» **DATA ENTRIES**
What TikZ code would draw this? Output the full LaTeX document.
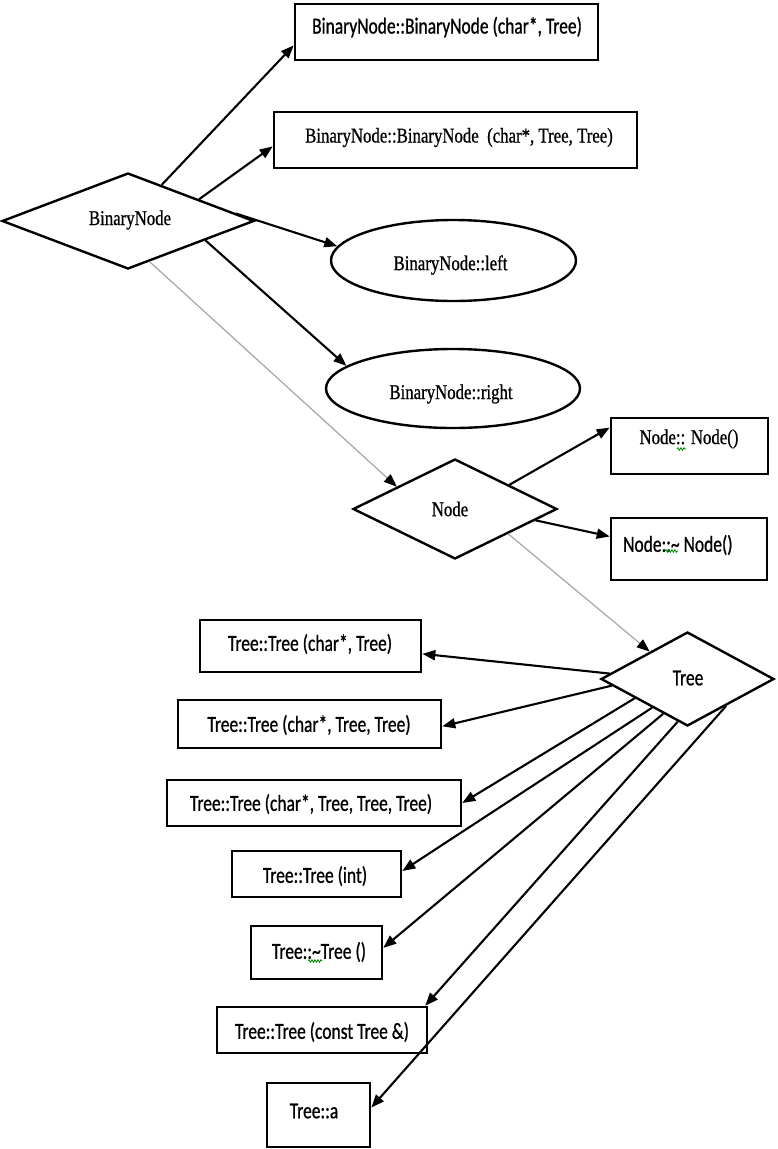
\documentclass[tikz,border=0pt]{standalone}
\usepackage{fontspec}
\setmainfont[FakeStretch=0.8,FakeBold=0.8]{Liberation Serif}
\newfontfamily\calfont[FakeStretch=0.76,FakeBold=0.8]{Carlito}
\usetikzlibrary{shapes.geometric,arrows.meta,decorations.pathmorphing,calc}
\begin{document}
\begin{tikzpicture}[x=1pt,y=-1pt,
  box/.style={draw, line width=2.6pt, rectangle, inner sep=0pt},
  dia/.style={draw, line width=2.4pt, diamond, inner sep=0pt},
  ell/.style={draw, line width=2.4pt, ellipse, inner sep=0pt},
  serif/.style={font=\fontsize{21}{24}\selectfont, inner sep=0pt},
  sans/.style={font=\calfont\fontsize{23}{26}\selectfont, inner sep=0pt},
  conn/.style={line width=2.1pt, -{Triangle[length=13pt,width=10pt]}},
  weak/.style={line width=1.2pt, draw=gray!70, -{Triangle[length=13pt,width=10pt,color=black]}},
  squig/.style={draw=green!55!black, line width=0.8pt, decorate, decoration={snake, amplitude=1.3pt, segment length=3pt}}
]
\useasboundingbox (0,0) rectangle (777,1149);
\fill[white] (0,0) rectangle (777,1149);

% top boxes
\node[box, minimum width=303pt, minimum height=56pt] (b1) at (446.5,32) {};
\node[sans] (b1t) at (447,27) {BinaryNode::BinaryNode (char*, Tree)};
\node[box, minimum width=363pt, minimum height=56pt] (b2) at (455.5,140) {};
\node[serif] (b2t) at (459,137.5) {BinaryNode::BinaryNode\ \ (char*, Tree, Tree)};

% BinaryNode diamond
\node[dia, minimum width=252pt, minimum height=96pt] (bn) at (128,221) {};
\node[serif] (bnt) at (130,220) {BinaryNode};

% ellipses
\node[ell, minimum width=245pt, minimum height=81pt] (el) at (453.5,260.5) {};
\node[serif] (elt) at (450.5,265) {BinaryNode::left};
\node[ell, minimum width=254pt, minimum height=79pt] (er) at (453,388.5) {};
\node[serif] (ert) at (451,394) {BinaryNode::right};

% Node
\node[dia, minimum width=204pt, minimum height=100pt] (nd) at (455,509) {};
\node[serif] (ndt) at (450,509) {Node};
\node[box, minimum width=157pt, minimum height=56pt] (n1) at (689.5,446) {};
\node[serif] (n1t) at (689,439) {Node:: Node()};
\node[box, minimum width=156pt, minimum height=62pt] (n2) at (689,549) {};
\node[sans, anchor=west] (n2t) at (623,545) {Node::\textasciitilde{} Node()};

% Tree
\node[dia, minimum width=173pt, minimum height=94pt] (tr) at (687.5,679) {};
\node[sans] (trt) at (688,678) {Tree};

\node[box, minimum width=221pt, minimum height=52pt] (t1) at (310.5,646) {};
\node[sans] (t1t) at (310,644) {Tree::Tree (char*, Tree)};
\node[box, minimum width=263pt, minimum height=48pt] (t2) at (309.5,724) {};
\node[sans] (t2t) at (309,725) {Tree::Tree (char*, Tree, Tree)};
\node[box, minimum width=294pt, minimum height=46pt] (t3) at (314,803) {};
\node[sans] (t3t) at (311,804) {Tree::Tree (char*, Tree, Tree, Tree)};
\node[box, minimum width=169pt, minimum height=46pt] (t4) at (316.5,874) {};
\node[sans] (t4t) at (315,876) {Tree::Tree (int)};
\node[box, minimum width=131pt, minimum height=53pt] (t5) at (316.5,952.5) {};
\node[sans] (t5t) at (319,952) {Tree::\textasciitilde Tree ()};
\node[box, minimum width=210pt, minimum height=46pt] (t6) at (322,1030) {};
\node[sans] (t6t) at (322,1032) {Tree::Tree (const Tree \&)};
\node[box, minimum width=103pt, minimum height=64pt] (t7) at (318.5,1115) {};
\node[sans] (t7t) at (314,1111) {Tree::a};

% connectors
\draw[conn] (bn.47) -- (b1.185.3);
\draw[conn] (bn.17.9) -- (b2.182.9);
\draw[conn] (bn.4.3) -- (el.173.3);
\draw[conn] (bn.346) -- (er.168.2);
\draw[weak] (bn.298.6) -- (nd.159.1);
\draw[conn] (nd.24.4) -- (n1.167.9);
\draw[conn] (nd.352.9) -- (n2.171.2);
\draw[weak] (nd.335.6) -- (tr.144.3);
\draw[conn] (tr.176) -- (t1.356.9);
\draw[conn] (tr.185.4) -- (t2.359.6);
\draw[conn] (tr.200.9) -- (t3.0);
\draw[conn] (tr.219.4) -- (t4.2.7);
\draw[conn] (tr.235.2) -- (t5.4.8);
\draw[conn] (tr.257.2) -- ($(t6.north east)+(-3,0)$);
\draw[conn] (tr.325) -- (t7.8.8);

% spelling squiggles
\draw[squig] (677,449) -- (686,449);
\draw[squig] (665,551) -- (678,551);
\draw[squig] (308,961) -- (322,961);
\end{tikzpicture}
\end{document}
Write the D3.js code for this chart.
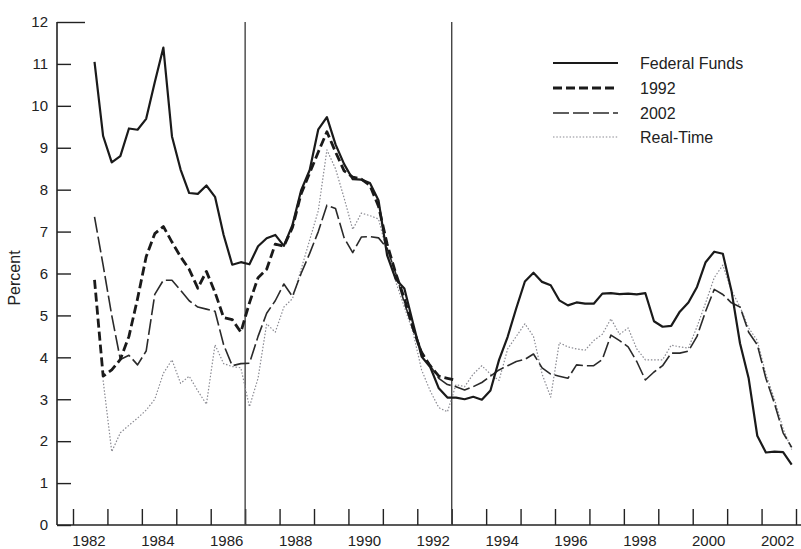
<!DOCTYPE html>
<html>
<head>
<meta charset="utf-8">
<script src="https://cdn.jsdelivr.net/npm/d3@7/dist/d3.min.js"></script>
<style>
  html, body { margin: 0; padding: 0; background: #fff; }
  svg { display: block; }
  text { font-family: "Liberation Sans", Arial, Helvetica, sans-serif; fill: #222; }
</style>
</head>
<body>
<svg id="chart" width="801" height="549"></svg>
<script>
// ---- data (quarterly, 1982Q3 - 2002Q4) ----
const quarters = [
  "1982Q3","1982Q4",
  "1983Q1","1983Q2","1983Q3","1983Q4",
  "1984Q1","1984Q2","1984Q3","1984Q4",
  "1985Q1","1985Q2","1985Q3","1985Q4",
  "1986Q1","1986Q2","1986Q3","1986Q4",
  "1987Q1","1987Q2","1987Q3","1987Q4",
  "1988Q1","1988Q2","1988Q3","1988Q4",
  "1989Q1","1989Q2","1989Q3","1989Q4",
  "1990Q1","1990Q2","1990Q3","1990Q4",
  "1991Q1","1991Q2","1991Q3","1991Q4",
  "1992Q1","1992Q2","1992Q3","1992Q4",
  "1993Q1","1993Q2","1993Q3","1993Q4",
  "1994Q1","1994Q2","1994Q3","1994Q4",
  "1995Q1","1995Q2","1995Q3","1995Q4",
  "1996Q1","1996Q2","1996Q3","1996Q4",
  "1997Q1","1997Q2","1997Q3","1997Q4",
  "1998Q1","1998Q2","1998Q3","1998Q4",
  "1999Q1","1999Q2","1999Q3","1999Q4",
  "2000Q1","2000Q2","2000Q3","2000Q4",
  "2001Q1","2001Q2","2001Q3","2001Q4",
  "2002Q1","2002Q2","2002Q3","2002Q4"
];

const federalFunds = [
  11.05, 9.28,
  8.65, 8.80, 9.46, 9.43,
  9.69, 10.56, 11.39, 9.27,
  8.48, 7.92, 7.90, 8.10,
  7.83, 6.92, 6.21, 6.27,
  6.22, 6.65, 6.84, 6.92,
  6.66, 7.16, 7.98, 8.47,
  9.44, 9.73, 9.08, 8.61,
  8.25, 8.24, 8.16, 7.74,
  6.43, 5.86, 5.64, 4.82,
  4.02, 3.77, 3.26, 3.04,
  3.04, 3.00, 3.06, 2.99,
  3.21, 3.94, 4.49, 5.17,
  5.81, 6.02, 5.80, 5.72,
  5.36, 5.24, 5.31, 5.28,
  5.28, 5.52, 5.53, 5.51,
  5.52, 5.50, 5.53, 4.86,
  4.73, 4.75, 5.09, 5.31,
  5.68, 6.27, 6.52, 6.47,
  5.59, 4.33, 3.50, 2.13,
  1.73, 1.75, 1.74, 1.44
];

const vintage1992 = [
  5.85, 3.55,
  3.70, 3.95, 4.50, 5.40,
  6.40, 6.95, 7.12, 6.75,
  6.40, 6.10, 5.65, 6.05,
  5.55, 4.95, 4.90, 4.60,
  5.30, 5.90, 6.10, 6.70,
  6.65, 7.10, 7.90, 8.40,
  8.90, 9.38, 8.90, 8.45,
  8.30, 8.25, 8.10, 7.60,
  6.70, 6.00, 5.40, 4.70,
  4.10, 3.80, 3.55, 3.50,
  3.45
];

const vintage2002 = [
  7.35, 6.20,
  5.00, 3.95, 4.05, 3.82,
  4.15, 5.50, 5.84, 5.84,
  5.60, 5.35, 5.20, 5.15,
  5.10, 4.30, 3.80, 3.85,
  3.86, 4.50, 5.05, 5.35,
  5.75, 5.45, 6.00, 6.48,
  7.00, 7.63, 7.55, 6.85,
  6.50, 6.87, 6.88, 6.85,
  6.60, 6.00, 5.30, 4.70,
  4.15, 3.80, 3.50, 3.35,
  3.30, 3.22, 3.30, 3.40,
  3.55, 3.70, 3.80, 3.90,
  3.95, 4.08, 3.75, 3.60,
  3.55, 3.50, 3.82, 3.80,
  3.80, 3.95, 4.53, 4.40,
  4.25, 3.90, 3.46, 3.65,
  3.80, 4.10, 4.10, 4.15,
  4.50, 5.10, 5.62, 5.50,
  5.30, 5.20, 4.60, 4.30,
  3.50, 2.90, 2.20, 1.85
];

const realTime = [
  null, 3.45,
  1.75, 2.20, 2.38, 2.55,
  2.74, 3.00, 3.62, 3.94,
  3.38, 3.55, 3.20, 2.88,
  4.30, 3.85, 3.78, 3.75,
  2.82, 3.50, 4.80, 4.60,
  5.20, 5.40, 6.10, 6.80,
  7.50, 8.95, 8.50, 7.80,
  7.05, 7.44, 7.38, 7.30,
  6.50, 5.80, 5.20, 4.60,
  3.70, 3.20, 2.80, 2.70,
  3.35, 3.30, 3.60, 3.80,
  3.60, 3.45, 4.20, 4.50,
  4.80, 4.50, 3.60, 3.05,
  4.35, 4.25, 4.20, 4.17,
  4.40, 4.55, 4.92, 4.55,
  4.70, 4.20, 3.94, 3.94,
  3.94, 4.29, 4.25, 4.22,
  4.73, 5.30, 5.90, 6.20,
  5.60, 5.20, 4.70, 4.40,
  3.60, 3.00, 2.30, 1.80
];

const yearTicks = [1982,1983,1984,1985,1986,1987,1988,1989,1990,1991,1992,
                   1993,1994,1995,1996,1997,1998,1999,2000,2001,2002,2003];
const yearLabels = [1982,1984,1986,1988,1990,1992,1994,1996,1998,2000,2002];
const yTicks = [0,1,2,3,4,5,6,7,8,9,10,11,12];
const breakLines = [1987.0, 1993.0];

const seriesNames = ["Federal Funds", "1992", "2002", "Real-Time"];

// ---- layout ----
const svg = d3.select("#chart");
const x = d3.scaleLinear().domain([1982, 2003]).range([73, 796]);
const y = d3.scaleLinear().domain([0, 12]).range([525, 22]);
const axisLeftX = 57;

const qTime = q => +q.slice(0, 4) + (+q.slice(5) - 0.5) / 4;

// axis lines
svg.append("line").attr("x1", axisLeftX).attr("x2", axisLeftX)
  .attr("y1", y(12)).attr("y2", y(0)).attr("stroke", "#222").attr("stroke-width", 1.6);
svg.append("line").attr("x1", axisLeftX).attr("x2", 801)
  .attr("y1", y(0)).attr("y2", y(0)).attr("stroke", "#222").attr("stroke-width", 1.6);

// y axis
const gy = svg.append("g").attr("transform", `translate(${axisLeftX},0)`)
  .call(d3.axisLeft(y).tickValues(yTicks).tickSize(-14).tickPadding(9).tickFormat(d3.format("d")));
gy.select(".domain").remove();
gy.selectAll(".tick line").attr("stroke", "#222").attr("stroke-width", 1.4);
gy.selectAll(".tick").filter(d => d === 12).select("line").attr("x2", 28);
gy.selectAll(".tick text").style("font-size", "15px").attr("fill", "#222");

// x axis ticks
const gx = svg.append("g").attr("transform", `translate(0,${y(0)})`)
  .call(d3.axisBottom(x).tickValues(yearTicks).tickSize(-16).tickFormat(""));
gx.select(".domain").remove();
gx.selectAll(".tick line").attr("stroke", "#222").attr("stroke-width", 1.4);

// x labels (centred in the year)
const gxl = svg.append("g").attr("transform", `translate(0,${y(0)})`)
  .call(d3.axisBottom(x).tickValues(yearLabels.map(d => d + 0.45)).tickSize(0).tickPadding(10)
    .tickFormat((d, i) => yearLabels[i]));
gxl.select(".domain").remove();
gxl.selectAll(".tick text").style("font-size", "15px").attr("fill", "#222");

// y title
svg.append("text").attr("transform", `translate(20,278) rotate(-90)`)
  .attr("text-anchor", "middle").style("font-size", "16px").text("Percent");

// vertical break lines
svg.selectAll(".vline").data(breakLines).join("line")
  .attr("x1", d => x(d)).attr("x2", d => x(d))
  .attr("y1", y(12)).attr("y2", y(0))
  .attr("stroke", "#444").attr("stroke-width", 1.4);

// series
const styles = [
  { stroke: "#1a1a1a", width: 2.2, dash: null },
  { stroke: "#1a1a1a", width: 2.8, dash: "9,4" },
  { stroke: "#2a2a2a", width: 1.6, dash: "16,4" },
  { stroke: "#8a8a92", width: 1.2, dash: "1.5,1.8" }
];
const allSeries = [federalFunds, vintage1992, vintage2002, realTime];

const line = d3.line()
  .defined(d => d[1] != null)
  .x(d => x(d[0])).y(d => y(d[1]));

const drawOrder = [3, 2, 1, 0];
drawOrder.forEach(k => {
  const vals = allSeries[k];
  const pts = vals.map((v, i) => [qTime(quarters[i]), v]);
  svg.append("path").datum(pts)
    .attr("fill", "none")
    .attr("stroke", styles[k].stroke)
    .attr("stroke-width", styles[k].width)
    .attr("stroke-dasharray", styles[k].dash)
    .attr("stroke-linejoin", "round")
    .attr("d", line);
});

// legend
const legendRows = [63, 88, 113, 137];
const lg = svg.append("g");
seriesNames.forEach((name, k) => {
  lg.append("line").attr("x1", 553).attr("x2", 618)
    .attr("y1", legendRows[k]).attr("y2", legendRows[k])
    .attr("stroke", styles[k].stroke).attr("stroke-width", styles[k].width)
    .attr("stroke-dasharray", styles[k].dash);
  lg.append("text").attr("x", 640).attr("y", legendRows[k]).attr("dy", "0.35em")
    .style("font-size", "16px").text(name);
});
</script>
</body>
</html>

» **WHAT YOU HAVE TO DO**
Filter the entries and copy out every line with the word "chart".

» **EXERCISE ANSWER**
Write the D3.js code for this chart.
<svg id="chart" width="801" height="549"></svg>
const svg = d3.select("#chart");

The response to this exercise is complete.